Elucidating and supporting recent interdisciplinary critiques of orthodox accounts of
interpersonal understanding, it seeks to identify and analyse phenomena (reciprocal embodiment, space, interpersonal affects) that underpin an ability to relate to and interact with
others. In particular, it focuses how these phenomena mutually support each other to scaffold a sense of relatedness, which further shapes the course and development of interaction. In this way, interaction and senses of relatedness are dynamic, fluid processes that are mutually informing. Further, her PhD seeks to examine cases in which a sense of relatedness and interaction breakdown, in schizophrenia and depression, to explore alienation often at the core of both disorders. Doing so sheds light on the ‘everyday’ nature of interpersonal understanding.

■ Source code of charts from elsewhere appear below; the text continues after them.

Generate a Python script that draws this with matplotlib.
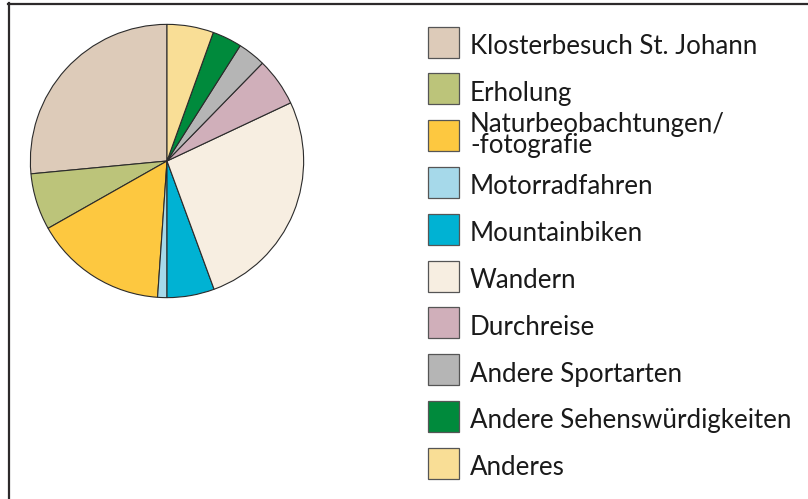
import matplotlib.pyplot as plt
from matplotlib.patches import Rectangle
from matplotlib.lines import Line2D

# Anteile der Besuchsgründe (%), geschätzt aus dem Bild
labels = [
    "Klosterbesuch St. Johann",
    "Erholung",
    "Naturbeobachtungen/\n-fotografie",
    "Motorradfahren",
    "Mountainbiken",
    "Wandern",
    "Durchreise",
    "Andere Sportarten",
    "Andere Sehenswürdigkeiten",
    "Anderes",
]
shares = [26.5, 6.7, 15.7, 1.1, 5.6, 26.4, 5.7, 3.3, 3.5, 5.5]
colors = [
    "#DDCBB9", "#BCC47A", "#FDC840", "#A6D9EA", "#00B2D3",
    "#F7EEE1", "#D0AFBA", "#B5B5B5", "#008A3C", "#F9DE96",
]

W, H = 808, 499
plt.rcParams["font.family"] = ["Lato", "DejaVu Sans"]

fig = plt.figure(figsize=(W / 100, H / 100), dpi=100)

# pie: centre (167, 161) px, radius 138 px
cx, cy, r = 167, 161, 138
ax = fig.add_axes([(cx - r) / W, (H - cy - r) / H, 2 * r / W, 2 * r / H])
ax.pie(shares, colors=colors, startangle=90, counterclock=True,
       wedgeprops=dict(edgecolor="#2b2b2b", linewidth=0.8))
ax.set_xlim(-1.01, 1.01)
ax.set_ylim(-1.01, 1.01)
ax.set_aspect("equal")
ax.axis("off")

# legend drawn by hand
box_x, box_w = 428, 31
first_y, step = 42, 46.8
fs = 18.6
for i, (lab, col) in enumerate(zip(labels, colors)):
    yc = first_y + i * step
    fig.patches.append(Rectangle((box_x / W, (H - yc - box_w / 2) / H),
                                 box_w / W, box_w / H, transform=fig.transFigure,
                                 facecolor=col, edgecolor="#555555", linewidth=0.9))
    if "\n" in lab:
        fig.text(470 / W, (H - yc + 1) / H, lab, fontsize=fs, va="center", ha="left",
                 linespacing=0.8, color="#1a1a1a")
    else:
        fig.text(470 / W, (H - yc - 12) / H, lab, fontsize=fs, va="baseline", ha="left",
                 color="#1a1a1a")

# cropped frame: top and left only
fig.add_artist(Line2D([8 / W, 1], [1 - 3.5 / H, 1 - 3.5 / H], transform=fig.transFigure,
                      color="#2d2a2b", linewidth=1.6))
fig.add_artist(Line2D([9 / W, 9 / W], [0, 1 - 3 / H], transform=fig.transFigure,
                      color="#2d2a2b", linewidth=1.6))

fig.savefig("out.png", dpi=100)
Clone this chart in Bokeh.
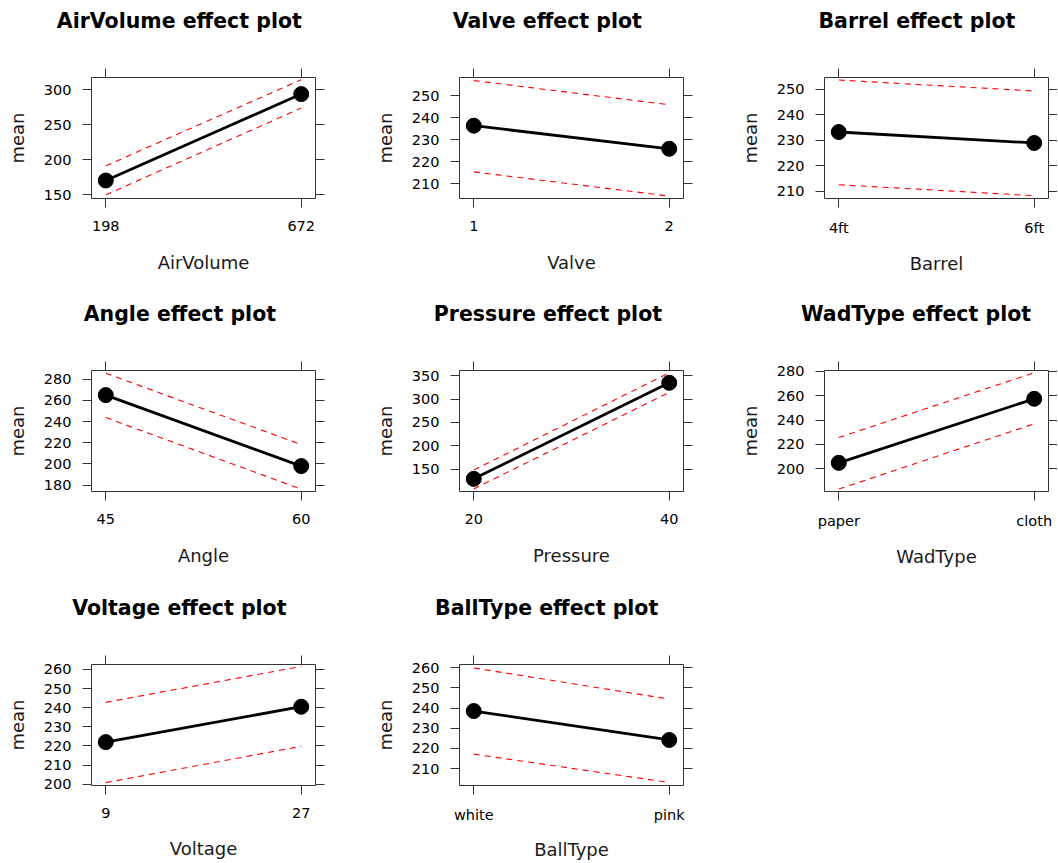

Amanda was also awarded a first class bachelors degree (2003–2006) and her Masters’ (with distinction) in 2007 by the University of Durham. She was an AHRC Doctoral Award holder and was invited to become a RIP Jacobsen Fellow in 2008. She is an active participant and collaborator in the phenomenology subgroup of the VW European Platform funded project ‘Pain: Why Others Matter/Psychological, Philosophical and Neuroscientific Perspectives’ and the
AHRC/DFG-funded project ‘Emotional Experience in Depression: A Philosophical Study’ (Principal Investigators: Prof Matthew Ratcliffe, Durham, UK, and Prof Achim Stephan, Osnabrück). She is committed to research which brings the methodology of phenomenology to bear on understanding selfhood, otherness, and intersubjectivity, across disciplines, in the context of both healthy and pathological experience and has broad interests within phenomenology,
philosophy of mind and psychiatry, and developmental psychology.